JUAN CARLOS SUÑÉN | Casi me dio pena ayer escuchar a Albert Rivera, no porque hubiese perdido, sino porque parecía perdido asumiendo sin asumir y disponiendo (sin ponerse a su disposición) una ejecutiva nacional urgente y un congreso extraordinario. Dudaba (me pareció) de que pasara lo que le pasaba, al contrario que sus adversarios, convencidos de que les había pasado alguna cosa que no, que ni de lejos les ha pasado.
Por ejemplo, casi me atraganto de risa escuchando a Pablo Casado acusar a Pedro Sánchez de haber convocado unas elecciones que «no hacían ninguna falta», como si él acabase de llegar y no se hubiese pasado los días y las noches maldiciendo contra la única investidura razonable, investidura (o sea) que, si no se produjo, fue porque no pasó lo que él no quería que pasase. Si hubiese ganado habría presumido de ser el artífice necesario de una convocatoria que los españoles se merecían, etc… ¿De verdad no se ha dado cuenta de que gracias a esta repetición inútil su partido ha logrado salir de un agujero muy, pero que muy profundo?
También me sorprendió («casi» me sorprendió) la circunspecta determinación de Pablo Iglesias, insistiendo en una severidad debilitada por el hecho, incuestionable, de que bajo su liderazgo, la formación que tanto prometía in illo tempore ha vuelto ver adelgazar, y no por poco, su influencia parlamentaria. Demasiados votos perdidos por el camino desde entonces, y demasiados cadáveres arrojados por la ventana (por la ventana de oportunidad, se entiende). Cuartos; y doblados por la ultraderecha, para más inri.

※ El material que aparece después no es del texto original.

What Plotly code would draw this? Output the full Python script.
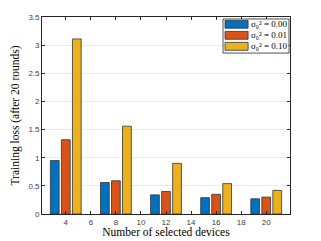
import plotly.graph_objects as go

devices = [4, 8, 12, 16, 20]
loss_s000 = [0.95, 0.56, 0.34, 0.29, 0.27]
loss_s001 = [1.32, 0.59, 0.40, 0.35, 0.30]
loss_s010 = [3.11, 1.56, 0.90, 0.54, 0.42]
series_names = ["σ₀² = 0.00", "σ₀² = 0.01", "σ₀² = 0.10"]
colors = ["#0072BD", "#D95319", "#EDB120"]
x_ticks = [4, 6, 8, 10, 12, 14, 16, 18, 20]
y_ticks = [0, 0.5, 1, 1.5, 2, 2.5, 3, 3.5]

offsets = [-0.88, 0.0, 0.88]
fig = go.Figure()
for vals, name, col, off in zip([loss_s000, loss_s001, loss_s010], series_names, colors, offsets):
    fig.add_trace(go.Bar(
        x=devices, y=vals, name=name, width=0.7, offset=off - 0.35,
        marker=dict(color=col, line=dict(color="#333333", width=0.8)),
        showlegend=False,
    ))

# custom legend (wide MATLAB-style swatches) in axis-domain coordinates
fig.add_shape(type="rect", xref="x domain", yref="y domain",
              x0=0.730, x1=0.996, y0=0.817, y1=0.990,
              fillcolor="white", line=dict(color="#262626", width=0.8), layer="above")
row_y = [0.963, 0.907, 0.851]
for name, col, ry in zip(series_names, colors, row_y):
    fig.add_shape(type="rect", xref="x domain", yref="y domain",
                  x0=0.738, x1=0.831, y0=ry - 0.020, y1=ry + 0.020,
                  fillcolor=col, line=dict(color="#333333", width=0.8), layer="above")
    fig.add_annotation(xref="x domain", yref="y domain", x=0.834, y=ry,
                       xanchor="left", yanchor="middle", showarrow=False,
                       text=name, font=dict(family="Liberation Serif", size=9, color="#000000"))

axis_common = dict(
    showline=True, linecolor="#262626", linewidth=0.8, mirror="ticks",
    ticks="inside", ticklen=3, tickcolor="#262626",
    tickfont=dict(family="Liberation Sans", size=8, color="#404040"),
    zeroline=False, automargin=False,
)
# the page body adds an 8 px offset, so the figure is 8 px smaller and margins compensate
fig.update_layout(
    width=313, height=233,
    margin=dict(l=34, r=31, t=9, b=27),
    plot_bgcolor="white", paper_bgcolor="white",
    barmode="overlay",
    showlegend=False,
    xaxis=dict(
        range=[2.1, 21.9], tickvals=x_ticks, showgrid=False,
        title=dict(text="Number of selected devices", standoff=1,
                   font=dict(family="Liberation Serif", size=11.5, color="#000000")),
        **axis_common,
    ),
    yaxis=dict(
        range=[0, 3.5], tickvals=y_ticks, ticktext=["0", "0.5", "1", "1.5", "2", "2.5", "3", "3.5"],
        showgrid=True, gridcolor="#ebebeb", gridwidth=0.8,
        title=dict(text="Training loss (after 20 rounds)", standoff=6,
                   font=dict(family="Liberation Serif", size=11.5, color="#000000")),
        **axis_common,
    ),
)
fig.write_html("out.html")
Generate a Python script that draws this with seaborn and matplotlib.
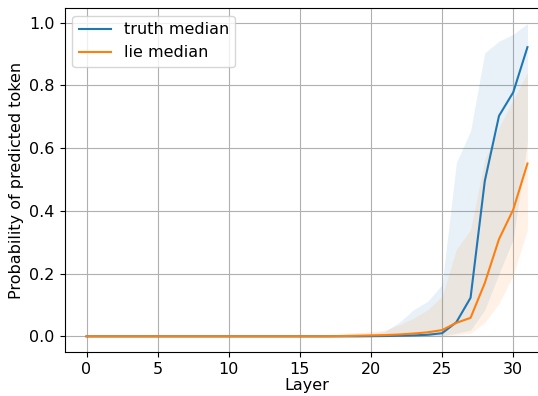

Sin casi, Abascal, don Santiago, causóme miedo y asco a partes iguales, o casi iguales. Que hayan duplicado sobradamente sus anteriores resultados dice poco del sistema educativo de esta casi democracia nuestra y nos recuerda que el petit franquismo con el que cada español viene al mundo desde el año 1939 nunca muere del todo. Vox me da miedo porque España me da miedo también.
Podríamos vernos abocados a sufrir una de esas legislaturas trastabillantes, conflictivas y breves
¿Y Errejón? Por Errejón sentí la misma ternura que hubiera sentido viendo a «un corderito en una comedia» (John Keats); pero porque a estas alturas un intelectual es una cosa que «se encuentra entre los arbustos» (El Mundo Today), o en el bolso de alguna madura profesora de arte, pero no en el escenario político, más dado al disfrute de tragedias de acción absurda que a la celebración de la lógica.
No me olvido de Pedro «Pirro» Sánchez, pero es que lo que dijo me supo casi a déjà vutras hacernos bailar abrazados a su poca cintura (tres tallas menos, van). Creo que hizo (¿o izó?) un llamamiento al desbloqueo, pero no sé si hablaba del suyo o del mío, porque yo a esas alturas no dejaba de hacer números ni de asombrarme de que Rivera hubiese convertido a su partido, en el mismo día (y sin querer), en el hazmerreír de la refriega y en la bisagra que podría, si este país fuese otro país, permitir a Sánchez prescindir de los independentistas más recalcitrantes. Contaba: Sánchez, más Iglesias, más Rivera (o quien corresponda), más Esteban, más Errejón, más Revilla… ¿Salen las cuentas? Luego me fui a dormir y soñé que, a cambio de ese acuerdo, en Castilla y León Ciudadanos y PSOE le hacían al PP una moción de censura. Casi me caí de la cama, dice Raquel.
Pero la España de papel, me temo, (ya bien despierto), está llena de doctores de estrategia y popes de realidad cuya doxología se impondrá con pureza suicida y, de ser así, podríamos vernos abocados a sufrir una de esas legislaturas trastabillantes, conflictivas y breves, que para casi nada sirven. Porque a terceras no iremos sin que rueden cabezas, eso seguro (o casi).